_To do_
Your task is to copy every line of the entries that contains "code".

_Records for this exercise_

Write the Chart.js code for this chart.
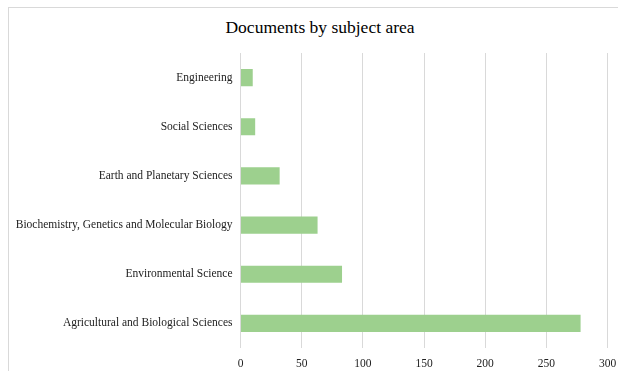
<!DOCTYPE html>
<html>
<head>
<meta charset="utf-8">
<script src="https://cdn.jsdelivr.net/npm/chart.js@4"></script>
<style>
    body { margin: 0; background: #fff; overflow: hidden; }
    .frame { position: absolute; left: 8px; top: 7px; width: 640px; height: 400px; border: 1px solid #d9d9d9; }
    .title { position: absolute; left: 120px; width: 400px; top: 17px; text-align: center;
             font-family: 'Liberation Serif', 'Times New Roman', serif; font-size: 17.5px; color: #000; line-height: 21px; }
    #docChart { position: absolute; left: 0; top: 0; }
</style>
</head>
<body>
<div class="frame"></div>
<div class="title">Documents by subject area</div>
<canvas id="docChart" width="618" height="371"></canvas>
<script>
const subjects = [
    "Engineering",
    "Social Sciences",
    "Earth and Planetary Sciences",
    "Biochemistry, Genetics and Molecular Biology",
    "Environmental Science",
    "Agricultural and Biological Sciences"
];
const documents = [10, 12, 32, 63, 83, 278];
const xTicks = [0, 50, 100, 150, 200, 250, 300];

const serif = "'Liberation Serif', 'Times New Roman', serif";

new Chart(document.getElementById("docChart"), {
    type: "bar",
    data: {
        labels: subjects,
        datasets: [{
            label: "Documents",
            data: documents,
            backgroundColor: "#9dd08e",
            categoryPercentage: 1,
            barPercentage: 0.35
        }]
    },
    options: {
        indexAxis: "y",
        responsive: false,
        animation: false,
        layout: { padding: { top: 53, right: 10.5, bottom: 0, left: 0 } },
        plugins: {
            legend: { display: false },
            tooltip: { enabled: false }
        },
        scales: {
            x: {
                min: 0,
                max: 300,
                afterBuildTicks: s => { s.ticks = xTicks.map(v => ({ value: v })); },
                afterFit: s => { s.height = 23; s.paddingLeft = 0; s.paddingRight = 0; },
                grid: { color: "#d9d9d9", drawTicks: false },
                border: { display: false },
                ticks: { color: "#222", padding: 9, font: { family: serif, size: 11.5 } }
            },
            y: {
                afterFit: s => { s.width = 240.5; s.paddingTop = 0; s.paddingBottom = 0; },
                grid: { display: false, drawTicks: false },
                border: { display: false },
                ticks: { color: "#222", padding: 8, font: { family: serif, size: 11.5 } }
            }
        }
    }
});
</script>
</body>
</html>
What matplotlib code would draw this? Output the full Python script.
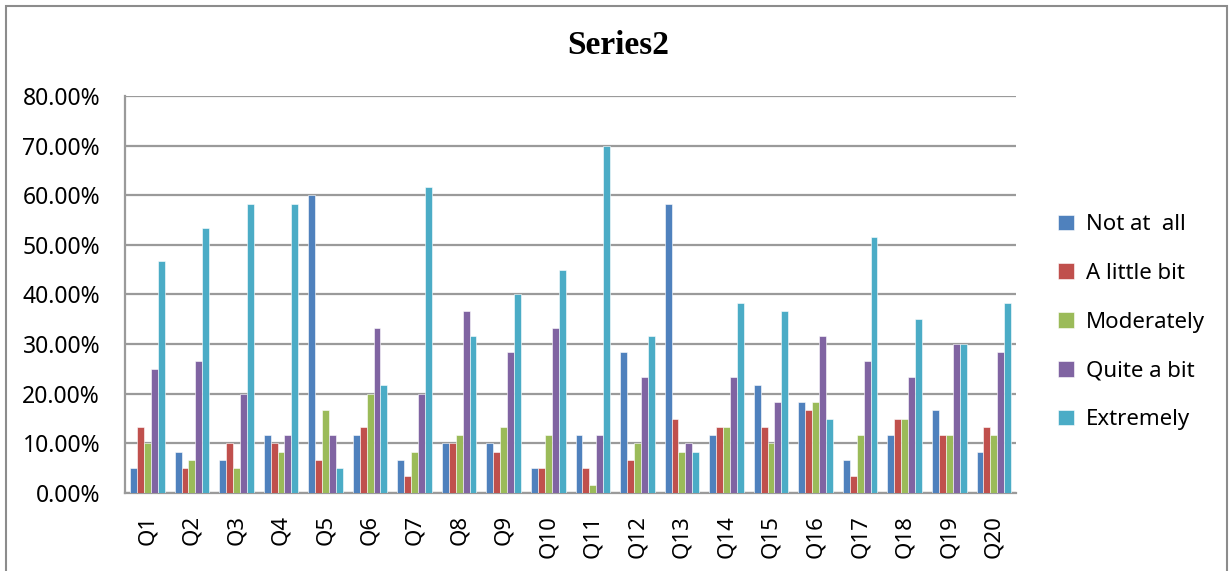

_Written answer_
Write the Chart.js code for this chart.
What matplotlib code would draw this? Output the full Python script.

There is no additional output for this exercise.